Stored items

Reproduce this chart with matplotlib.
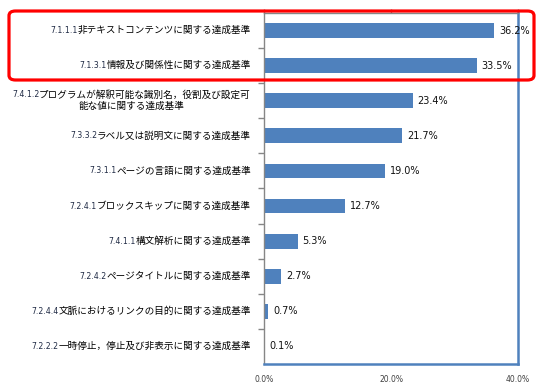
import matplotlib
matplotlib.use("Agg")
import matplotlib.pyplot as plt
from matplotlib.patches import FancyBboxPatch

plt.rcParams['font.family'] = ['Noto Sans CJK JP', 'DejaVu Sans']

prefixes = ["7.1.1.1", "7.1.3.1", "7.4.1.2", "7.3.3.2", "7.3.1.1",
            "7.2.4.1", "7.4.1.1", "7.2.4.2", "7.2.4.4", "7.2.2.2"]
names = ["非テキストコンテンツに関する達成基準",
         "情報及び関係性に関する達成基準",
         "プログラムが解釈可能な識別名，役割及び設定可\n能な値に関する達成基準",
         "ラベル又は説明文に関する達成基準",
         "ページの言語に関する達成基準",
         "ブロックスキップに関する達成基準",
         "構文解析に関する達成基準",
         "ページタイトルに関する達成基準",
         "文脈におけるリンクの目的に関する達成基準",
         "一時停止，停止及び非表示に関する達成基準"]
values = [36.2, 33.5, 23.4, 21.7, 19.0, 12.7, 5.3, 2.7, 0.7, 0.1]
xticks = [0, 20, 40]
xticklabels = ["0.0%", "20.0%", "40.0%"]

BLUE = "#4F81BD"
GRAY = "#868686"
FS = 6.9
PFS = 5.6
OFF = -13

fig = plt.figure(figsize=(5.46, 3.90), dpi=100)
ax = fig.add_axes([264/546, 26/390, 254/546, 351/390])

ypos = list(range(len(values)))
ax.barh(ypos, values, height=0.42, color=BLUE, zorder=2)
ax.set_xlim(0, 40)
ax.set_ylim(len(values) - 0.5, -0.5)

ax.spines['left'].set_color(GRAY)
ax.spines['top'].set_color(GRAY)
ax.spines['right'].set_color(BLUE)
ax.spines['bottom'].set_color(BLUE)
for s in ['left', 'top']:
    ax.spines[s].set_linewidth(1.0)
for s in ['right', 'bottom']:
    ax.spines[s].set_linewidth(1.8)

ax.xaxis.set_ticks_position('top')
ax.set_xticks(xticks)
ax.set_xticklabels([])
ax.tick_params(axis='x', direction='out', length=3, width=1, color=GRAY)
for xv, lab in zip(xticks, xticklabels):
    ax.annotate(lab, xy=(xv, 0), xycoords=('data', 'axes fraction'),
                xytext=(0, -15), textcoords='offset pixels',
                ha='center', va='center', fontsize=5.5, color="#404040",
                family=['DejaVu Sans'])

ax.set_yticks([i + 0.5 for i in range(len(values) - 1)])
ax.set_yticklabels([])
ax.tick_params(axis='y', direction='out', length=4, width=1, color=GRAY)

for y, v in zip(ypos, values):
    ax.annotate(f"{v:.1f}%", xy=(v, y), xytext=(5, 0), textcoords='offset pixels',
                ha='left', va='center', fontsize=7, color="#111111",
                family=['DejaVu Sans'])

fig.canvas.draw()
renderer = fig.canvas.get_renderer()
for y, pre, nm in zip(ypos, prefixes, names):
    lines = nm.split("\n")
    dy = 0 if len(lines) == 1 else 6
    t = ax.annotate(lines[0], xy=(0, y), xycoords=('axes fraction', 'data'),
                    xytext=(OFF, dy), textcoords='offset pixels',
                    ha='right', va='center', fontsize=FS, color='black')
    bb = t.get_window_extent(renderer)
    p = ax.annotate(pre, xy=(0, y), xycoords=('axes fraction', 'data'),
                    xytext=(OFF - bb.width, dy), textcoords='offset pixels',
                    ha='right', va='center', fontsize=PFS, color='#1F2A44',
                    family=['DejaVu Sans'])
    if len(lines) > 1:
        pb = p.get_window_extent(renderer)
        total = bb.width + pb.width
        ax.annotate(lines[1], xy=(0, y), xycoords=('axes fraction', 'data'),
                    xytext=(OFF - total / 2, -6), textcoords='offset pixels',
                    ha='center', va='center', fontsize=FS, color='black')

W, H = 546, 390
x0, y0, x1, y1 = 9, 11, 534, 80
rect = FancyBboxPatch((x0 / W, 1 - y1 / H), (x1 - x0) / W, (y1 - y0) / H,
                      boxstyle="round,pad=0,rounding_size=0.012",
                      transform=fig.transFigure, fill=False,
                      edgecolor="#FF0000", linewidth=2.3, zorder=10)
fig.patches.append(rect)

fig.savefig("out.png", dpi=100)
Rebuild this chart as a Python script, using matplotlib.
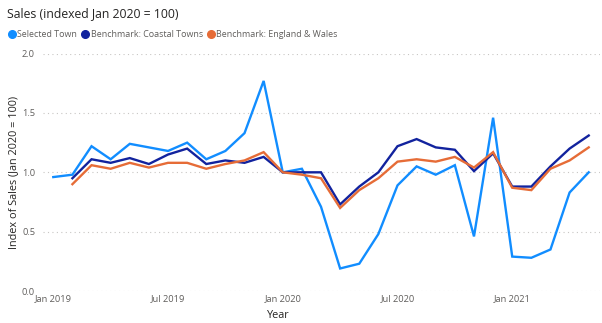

» **Your task**: Repeat each entry exactly as it appears; skip any picture.

» **Response to the exercise**:
Reproduce this chart with matplotlib.
import matplotlib
matplotlib.use("Agg")
import matplotlib.pyplot as plt
from matplotlib.patches import FancyBboxPatch

plt.rcParams['font.family'] = ['Noto Sans CJK JP', 'DejaVu Sans']

prefixes = ["7.1.1.1", "7.1.3.1", "7.4.1.2", "7.3.3.2", "7.3.1.1",
            "7.2.4.1", "7.4.1.1", "7.2.4.2", "7.2.4.4", "7.2.2.2"]
names = ["非テキストコンテンツに関する達成基準",
         "情報及び関係性に関する達成基準",
         "プログラムが解釈可能な識別名，役割及び設定可\n能な値に関する達成基準",
         "ラベル又は説明文に関する達成基準",
         "ページの言語に関する達成基準",
         "ブロックスキップに関する達成基準",
         "構文解析に関する達成基準",
         "ページタイトルに関する達成基準",
         "文脈におけるリンクの目的に関する達成基準",
         "一時停止，停止及び非表示に関する達成基準"]
values = [36.2, 33.5, 23.4, 21.7, 19.0, 12.7, 5.3, 2.7, 0.7, 0.1]
xticks = [0, 20, 40]
xticklabels = ["0.0%", "20.0%", "40.0%"]

BLUE = "#4F81BD"
GRAY = "#868686"
FS = 6.9
PFS = 5.6
OFF = -13

fig = plt.figure(figsize=(5.46, 3.90), dpi=100)
ax = fig.add_axes([264/546, 26/390, 254/546, 351/390])

ypos = list(range(len(values)))
ax.barh(ypos, values, height=0.42, color=BLUE, zorder=2)
ax.set_xlim(0, 40)
ax.set_ylim(len(values) - 0.5, -0.5)

ax.spines['left'].set_color(GRAY)
ax.spines['top'].set_color(GRAY)
ax.spines['right'].set_color(BLUE)
ax.spines['bottom'].set_color(BLUE)
for s in ['left', 'top']:
    ax.spines[s].set_linewidth(1.0)
for s in ['right', 'bottom']:
    ax.spines[s].set_linewidth(1.8)

ax.xaxis.set_ticks_position('top')
ax.set_xticks(xticks)
ax.set_xticklabels([])
ax.tick_params(axis='x', direction='out', length=3, width=1, color=GRAY)
for xv, lab in zip(xticks, xticklabels):
    ax.annotate(lab, xy=(xv, 0), xycoords=('data', 'axes fraction'),
                xytext=(0, -15), textcoords='offset pixels',
                ha='center', va='center', fontsize=5.5, color="#404040",
                family=['DejaVu Sans'])

ax.set_yticks([i + 0.5 for i in range(len(values) - 1)])
ax.set_yticklabels([])
ax.tick_params(axis='y', direction='out', length=4, width=1, color=GRAY)

for y, v in zip(ypos, values):
    ax.annotate(f"{v:.1f}%", xy=(v, y), xytext=(5, 0), textcoords='offset pixels',
                ha='left', va='center', fontsize=7, color="#111111",
                family=['DejaVu Sans'])

fig.canvas.draw()
renderer = fig.canvas.get_renderer()
for y, pre, nm in zip(ypos, prefixes, names):
    lines = nm.split("\n")
    dy = 0 if len(lines) == 1 else 6
    t = ax.annotate(lines[0], xy=(0, y), xycoords=('axes fraction', 'data'),
                    xytext=(OFF, dy), textcoords='offset pixels',
                    ha='right', va='center', fontsize=FS, color='black')
    bb = t.get_window_extent(renderer)
    p = ax.annotate(pre, xy=(0, y), xycoords=('axes fraction', 'data'),
                    xytext=(OFF - bb.width, dy), textcoords='offset pixels',
                    ha='right', va='center', fontsize=PFS, color='#1F2A44',
                    family=['DejaVu Sans'])
    if len(lines) > 1:
        pb = p.get_window_extent(renderer)
        total = bb.width + pb.width
        ax.annotate(lines[1], xy=(0, y), xycoords=('axes fraction', 'data'),
                    xytext=(OFF - total / 2, -6), textcoords='offset pixels',
                    ha='center', va='center', fontsize=FS, color='black')

W, H = 546, 390
x0, y0, x1, y1 = 9, 11, 534, 80
rect = FancyBboxPatch((x0 / W, 1 - y1 / H), (x1 - x0) / W, (y1 - y0) / H,
                      boxstyle="round,pad=0,rounding_size=0.012",
                      transform=fig.transFigure, fill=False,
                      edgecolor="#FF0000", linewidth=2.3, zorder=10)
fig.patches.append(rect)

fig.savefig("out.png", dpi=100)
Rebuild this chart as a Python script, using matplotlib.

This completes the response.